- Samsi Location in West Bengal, India Samsi Samsi (India)
- Coordinates: 25°16′33″N 88°00′18″E﻿ / ﻿25.27583°N 88.00500°E
- Country: India
- State: West Bengal
- District: Maldah
- Subdistrict: Ratua I

Population (2011)
- • Total: 48,989

Languages
- • Official: Bengali
- • Additional official: English
- Time zone: UTC+05:30 (IST)
- Pincode: 732139
- Telephone code: 03513

= Samsi, Malda =

City in Malda (West Bengal), India

Samsi is a village in Ratua I block in Chanchal subdivision of Malda district of Indian state of West Bengal.

==Geography==

===Location===
Sahibganj, Manihari, Raiganj and Katihar are the nearby cities. It is in the border of Maldah District and Katihar District and is near to the Bihar state border.

===Area overview===
The area shown in the adjacent map covers two physiographic regions – the Barind in the east and the tal in the west. The eastern part is comparatively high (up to 40 metres above mean sea level at places) and uneven. The soils of the eastern region are “hard salty clays of a reddish hue and the ground is baked hard as iron.” It lies to the east of the Mahananda River. The area lying to the west of the Mahananda River, the tal, is a flat low land and “is strewn with innumerable marshes, bils and oxbow lakes.” The tal area is prone to flooding by local rivers. The total area is overwhelmingly rural. There are two important historical/ archaeological sites in the area – Pandua and Jagjivanpur.

Note: The map alongside presents some of the notable locations in the area. All places marked in the map are linked in the larger full screen map.

==Demographics==
As per the 2011 Census of India, Samsi had a total population of 48989, of which 25,200 (51%) were males and 23789 (49%) were females.

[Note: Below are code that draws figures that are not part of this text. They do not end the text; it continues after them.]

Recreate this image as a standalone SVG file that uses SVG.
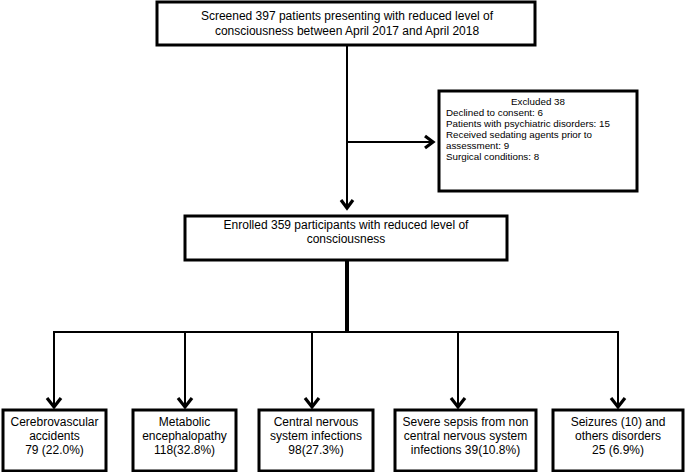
<svg xmlns="http://www.w3.org/2000/svg" width="685" height="472" viewBox="0 0 685 472">
<style>
.box{fill:#fff;stroke:#000;stroke-width:3}
.t{font-family:"Liberation Sans",Arial,sans-serif;font-size:12px;fill:#000;text-anchor:middle}
.s{font-family:"Liberation Sans",Arial,sans-serif;font-size:9.8px;fill:#000}
.ln{fill:none;stroke:#000;stroke-width:2}
.ah{fill:none;stroke:#000;stroke-width:3.2;stroke-linejoin:miter}
</style>
<rect width="685" height="472" fill="#fff"/>
<g id="connectors">
<line class="ln" x1="347" y1="45" x2="347" y2="208"/>
<polyline class="ah" points="341,200 347,208 353,200"/>
<line class="ln" x1="347" y1="142" x2="433" y2="142"/>
<polyline class="ah" points="425,136 433,142 425,148"/>
<line x1="347" y1="260" x2="347" y2="333" stroke="#000" stroke-width="4"/>
<line class="ln" x1="53" y1="332" x2="619" y2="332"/>
<line class="ln" x1="54" y1="332" x2="54" y2="407"/>
<polyline class="ah" points="47,398 54,407 61,398"/>
<line class="ln" x1="185" y1="332" x2="185" y2="407"/>
<polyline class="ah" points="178,398 185,407 192,398"/>
<line class="ln" x1="312" y1="332" x2="312" y2="407"/>
<polyline class="ah" points="305,398 312,407 319,398"/>
<line class="ln" x1="458" y1="332" x2="458" y2="407"/>
<polyline class="ah" points="451,398 458,407 465,398"/>
<line class="ln" x1="618" y1="332" x2="618" y2="407"/>
<polyline class="ah" points="611,398 618,407 625,398"/>
</g>
<g id="screened">
<rect class="box" x="157" y="2" width="378" height="43"/>
<text class="t" x="347" y="20">Screened 397 patients presenting with reduced level of</text>
<text class="t" x="347" y="35">consciousness between April 2017 and April 2018</text>
</g>
<g id="excluded">
<rect class="box" x="439" y="91" width="198" height="100"/>
<text class="s" x="538" y="105" text-anchor="middle">Excluded 38</text>
<text class="s" x="446" y="116">Declined to consent: 6</text>
<text class="s" x="446" y="127">Patients with psychiatric disorders: 15</text>
<text class="s" x="446" y="138">Received sedating agents prior to</text>
<text class="s" x="446" y="149">assessment: 9</text>
<text class="s" x="446" y="160">Surgical conditions: 8</text>
</g>
<g id="enrolled">
<rect class="box" x="185" y="216" width="322" height="44"/>
<text class="t" x="346" y="229">Enrolled 359 participants with reduced level of</text>
<text class="t" x="346" y="243">consciousness</text>
</g>
<g id="cva">
<rect class="box" x="3" y="410" width="103" height="61"/>
<text class="t" x="54.5" y="426">Cerebrovascular</text>
<text class="t" x="54.5" y="440">accidents</text>
<text class="t" x="54.5" y="454">79 (22.0%)</text>
</g>
<g id="metabolic">
<rect class="box" x="133" y="410" width="103" height="61"/>
<text class="t" x="184.5" y="426">Metabolic</text>
<text class="t" x="184.5" y="440">encephalopathy</text>
<text class="t" x="184.5" y="454">118(32.8%)</text>
</g>
<g id="cns">
<rect class="box" x="259" y="410" width="114" height="61"/>
<text class="t" x="316" y="426">Central nervous</text>
<text class="t" x="316" y="440">system infections</text>
<text class="t" x="316" y="454">98(27.3%)</text>
</g>
<g id="sepsis">
<rect class="box" x="395" y="410" width="141" height="61"/>
<text class="t" x="465.5" y="426">Severe sepsis from non</text>
<text class="t" x="465.5" y="440">central nervous system</text>
<text class="t" x="465.5" y="454">infections 39(10.8%)</text>
</g>
<g id="seizures">
<rect class="box" x="553" y="410" width="130" height="61"/>
<text class="t" x="618" y="426">Seizures (10) and</text>
<text class="t" x="618" y="440">others disorders</text>
<text class="t" x="618" y="454">25 (6.9%)</text>
</g>
</svg>
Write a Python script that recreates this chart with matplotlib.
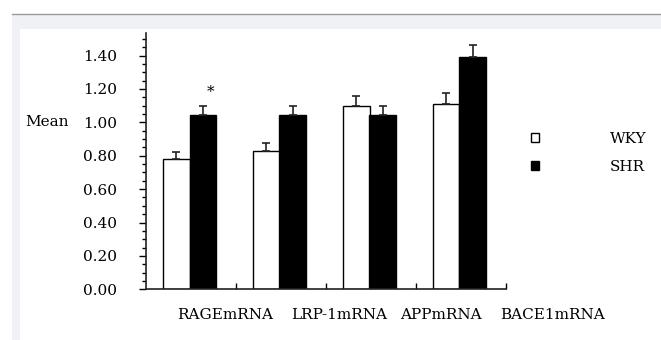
import numpy as np
import matplotlib
matplotlib.use('Agg')
import matplotlib.pyplot as plt
from matplotlib.patches import Rectangle, Patch
from matplotlib.ticker import MultipleLocator
import matplotlib.transforms as mtransforms

# Dados
genes = ['RAGEmRNA', 'LRP-1mRNA', 'APPmRNA', 'BACE1mRNA']
wky = [0.78, 0.83, 1.10, 1.11]
wky_err = [0.04, 0.045, 0.055, 0.065]
shr = [1.045, 1.045, 1.045, 1.39]
shr_err = [0.055, 0.055, 0.055, 0.075]
grupos = ['WKY', 'SHR']

plt.rcParams['font.family'] = ['DejaVu Serif']
plt.rcParams['font.size'] = 11

fig = plt.figure(figsize=(6.61, 3.40), dpi=100)

# moldura cinza de fundo
fig.patches.append(Rectangle((12/661, 0), 1, (340-14)/340, transform=fig.transFigure,
                             facecolor='#f0f1f7', edgecolor='none', zorder=-3))
fig.patches.append(Rectangle((20/661, 0), 1, (340-29)/340, transform=fig.transFigure,
                             facecolor='white', edgecolor='none', zorder=-2))
fig.lines.append(plt.Line2D([12/661, 1], [(340-14)/340]*2, transform=fig.transFigure,
                            color='#9a9a9a', lw=1))

ax = fig.add_axes([146/661, (340-289.3)/340, 359.7/661, 256.3/340])
ax.patch.set_visible(False)

x = np.arange(len(genes))
w = 0.295
off = 0.147
cx = x - 0.015

ax.bar(cx - off, wky, w, color='white', edgecolor='black', linewidth=1, label=grupos[0], zorder=2)
ax.bar(cx + off, shr, w, color='black', edgecolor='black', linewidth=1, label=grupos[1], zorder=2)
ax.errorbar(cx - off, wky, yerr=[np.zeros(4), wky_err], fmt='none', ecolor='#222222',
            elinewidth=1.2, capsize=3, capthick=1.2, zorder=3)
ax.errorbar(cx + off, shr, yerr=[np.zeros(4), shr_err], fmt='none', ecolor='#222222',
            elinewidth=1.2, capsize=3, capthick=1.2, zorder=3)

# asterisco
ax.text(cx[0] + off + 0.09, shr[0] + shr_err[0] + 0.08, '*', ha='center', va='center', fontsize=11)

ax.set_xlim(-0.5, 3.5)
ax.set_ylim(0, 1.535)

for s in ['top', 'right']:
    ax.spines[s].set_visible(False)
for s in ['left', 'bottom']:
    ax.spines[s].set_color('#222222')
    ax.spines[s].set_linewidth(1.2)

ax.yaxis.set_major_locator(MultipleLocator(0.2))
ax.yaxis.set_minor_locator(MultipleLocator(0.05))
ax.yaxis.set_major_formatter(plt.FormatStrFormatter('%.2f'))
ax.tick_params(axis='y', which='major', direction='out', length=5, width=1, pad=16, labelsize=11)
ax.tick_params(axis='y', which='minor', direction='out', length=3, width=1)

ax.set_xticks(x + 0.5)
ax.set_xticklabels([])
ax.tick_params(axis='x', which='major', direction='in', length=4, width=1)

# rótulos das categorias
trans = mtransforms.blended_transform_factory(ax.transData, ax.transAxes)
label_x = [0.375, 1.647, 2.781, 4.02]
for lx, g in zip(label_x, genes):
    ax.text(lx, -0.10, g, transform=trans, ha='center', va='center', fontsize=11)

fig.text(25/661, (340-122)/340, 'Mean', ha='left', va='center', fontsize=11)

handles = [Patch(facecolor='white', edgecolor='black', linewidth=1),
           Patch(facecolor='black', edgecolor='black', linewidth=1)]
fig.legend(handles, grupos, loc='upper left', bbox_to_anchor=(531/661, (340-132)/340),
           frameon=False, handlelength=0.55, handleheight=0.6, handletextpad=4.6,
           labelspacing=0.9, fontsize=11, borderaxespad=0, borderpad=0)

plt.savefig('out.png', dpi=100)
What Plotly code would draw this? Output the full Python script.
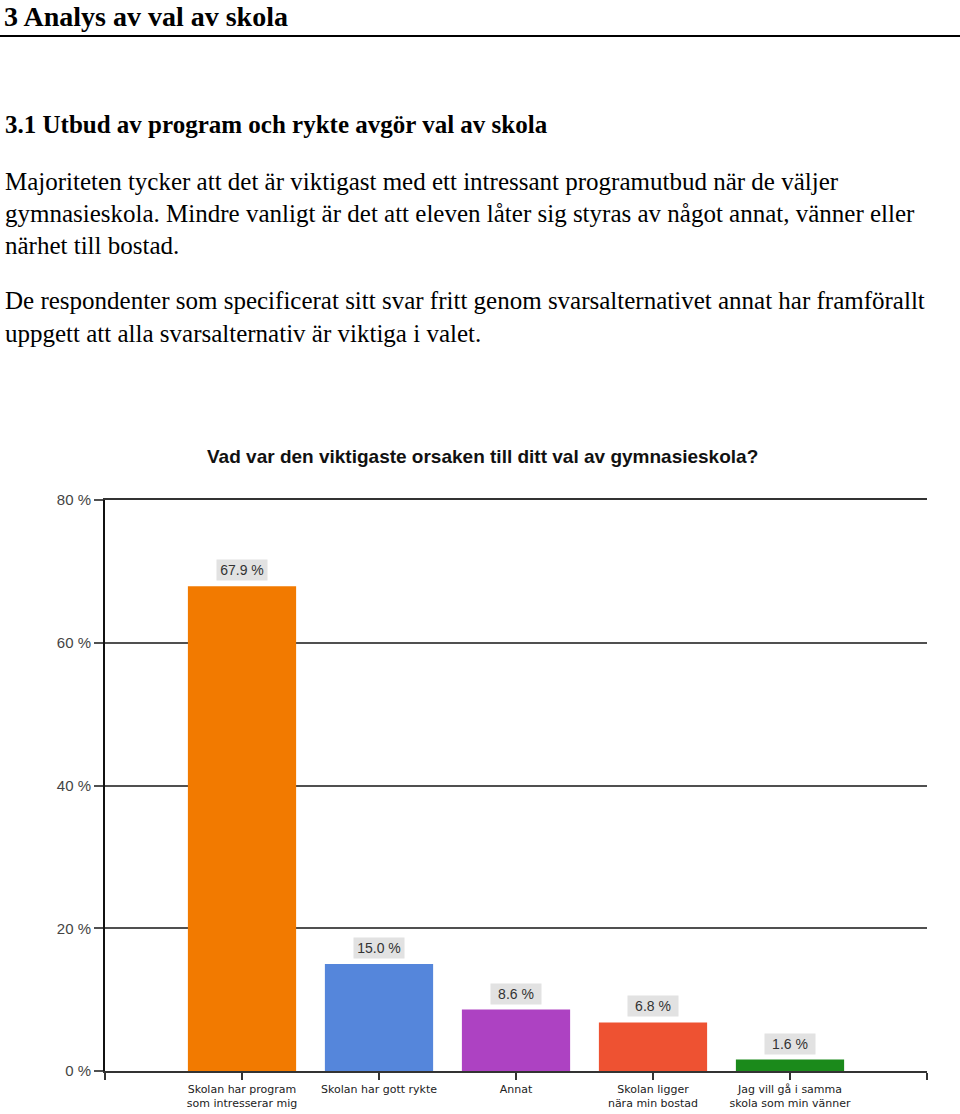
import plotly.graph_objects as go

# data
categories = [
    "Skolan har program<br>som intresserar mig",
    "Skolan har gott rykte",
    "Annat",
    "Skolan ligger<br>nära min bostad",
    "Jag vill gå i samma<br>skola som min vänner",
]
shares = [67.9, 15.0, 8.6, 6.8, 1.6]
bar_colors = ["#F27A00", "#5586DB", "#AD42C2", "#EE5232", "#1B8A1B"]
y_ticks = [0, 20, 40, 60, 80]

heading = "3 Analys av val av skola"
subheading = "3.1 Utbud av program och rykte avgör val av skola"
body_lines = [
    "Majoriteten tycker att det är viktigast med ett intressant programutbud när de väljer",
    "gymnasieskola. Mindre vanligt är det att eleven låter sig styras av något annat, vänner eller",
    "närhet till bostad.",
    "De respondenter som specificerat sitt svar fritt genom svarsalternativet annat har framförallt",
    "uppgett att alla svarsalternativ är viktiga i valet.",
]
body_y = [181, 213, 245, 300, 333]
chart_title = "Vad var den viktigaste orsaken till ditt val av gymnasieskola?"

# page geometry in pixels (body margin removed below)
W, H = 960, 1114
L, R, T, B = 105, 33, 500, 43
pw, ph = W - L - R, H - T - B


def px(x):
    return (x - L) / pw


def py(y):
    return (H - B - y) / ph


serif = "Liberation Serif, Times New Roman, serif"
sans = "Liberation Sans, Arial, sans-serif"

xpos = list(range(1, len(categories) + 1))

fig = go.Figure()
fig.add_trace(go.Bar(
    x=xpos, y=shares, width=0.79,
    marker=dict(color=bar_colors, line=dict(width=0)),
    hovertemplate="%{y:.1f} %<extra></extra>",
))

annotations = []
for xv, v in zip(xpos, shares):
    annotations.append(dict(
        x=xv, y=v, xref="x", yref="y", text=f"{v:.1f} %",
        showarrow=False, yanchor="bottom", yshift=5,
        bgcolor="#E2E2E2", borderpad=2, width=46,
        font=dict(family=sans, size=14, color="#333333"),
    ))

annotations.append(dict(
    x=px(3), y=py(0), xref="paper", yref="paper", text=f"<b>{heading}</b>",
    showarrow=False, xanchor="left", yanchor="top", borderpad=0,
    font=dict(family=serif, size=28, color="#000000"),
))
annotations.append(dict(
    x=px(3), y=py(125), xref="paper", yref="paper", text=f"<b>{subheading}</b>",
    showarrow=False, xanchor="left", yanchor="middle",
    font=dict(family=serif, size=25, color="#000000"),
))
for line, yy in zip(body_lines, body_y):
    annotations.append(dict(
        x=px(3), y=py(yy), xref="paper", yref="paper", text=line,
        showarrow=False, xanchor="left", yanchor="middle",
        font=dict(family=serif, size=25, color="#000000"),
    ))
annotations.append(dict(
    x=px(482), y=py(457), xref="paper", yref="paper", text=f"<b>{chart_title}</b>",
    showarrow=False, xanchor="center", yanchor="middle",
    font=dict(family=sans, size=19, color="#111111"),
))

fig.update_layout(
    width=W, height=H,
    margin=dict(l=L, r=R, t=T, b=B, autoexpand=False),
    paper_bgcolor="white", plot_bgcolor="white",
    showlegend=False,
    annotations=annotations,
    shapes=[dict(type="line", xref="paper", yref="paper",
                 x0=px(0), x1=px(960), y0=py(36), y1=py(36),
                 line=dict(color="black", width=2))],
)

fig.update_xaxes(
    range=[0, 6], automargin=False,
    tickvals=[0] + xpos + [6],
    ticktext=[""] + categories + [""],
    ticks="outside", ticklen=7, tickcolor="#333333", tickwidth=1.5,
    showline=True, mirror=True, linecolor="#333333", linewidth=1.5,
    showgrid=False, zeroline=False,
    tickfont=dict(family="DejaVu Sans, sans-serif", size=11, color="#222222"),
)
fig.update_yaxes(
    range=[0, 80], automargin=False,
    tickvals=y_ticks, ticktext=[f"{v} %" for v in y_ticks],
    ticks="outside", ticklen=9, tickcolor="#505050", tickwidth=1.5,
    showgrid=True, gridcolor="#505050", gridwidth=1.5,
    showline=True, linecolor="#111111", linewidth=2,
    zeroline=False,
    tickfont=dict(family=sans, size=15, color="#444444"),
)

fig.write_html(
    "out.html",
    config={"displayModeBar": False},
    post_script="document.body.style.margin='0';document.body.style.overflow='hidden';",
)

Population below 6 years was 276. The total number of literate people was 2,056 (85.31% of the population over 6 years).

==Transport==
Samsi railway station is on the Howrah–New Jalpaiguri line.

National Highway 31 starts from Unnao in Uttar Pradesh and passes through Bihar and terminates at its crossing with State Highway 10 (West Bengal) at Samsi, as shown in Google maps.

==Education==
Samsi College, established at Kandaran in 1968, is located near Samsi. It is affiliated with the University of Gour Banga. It offers honours courses in Arabic, Bengali, English, Sanskrit, history, geography, philosophy, political science, economics and sociology, and general courses in arts and commerce. It has a boys hostel and a girls hostel is under construction.

==Healthcare==
Ratua Rural Hospital at Ratua (with 30 beds) is the main medical facility in Ratua I CD Block. There are primary health centres at Debipur (with 10 beds), Mahanandatola (with 10 beds) and Samsi (with 10 beds).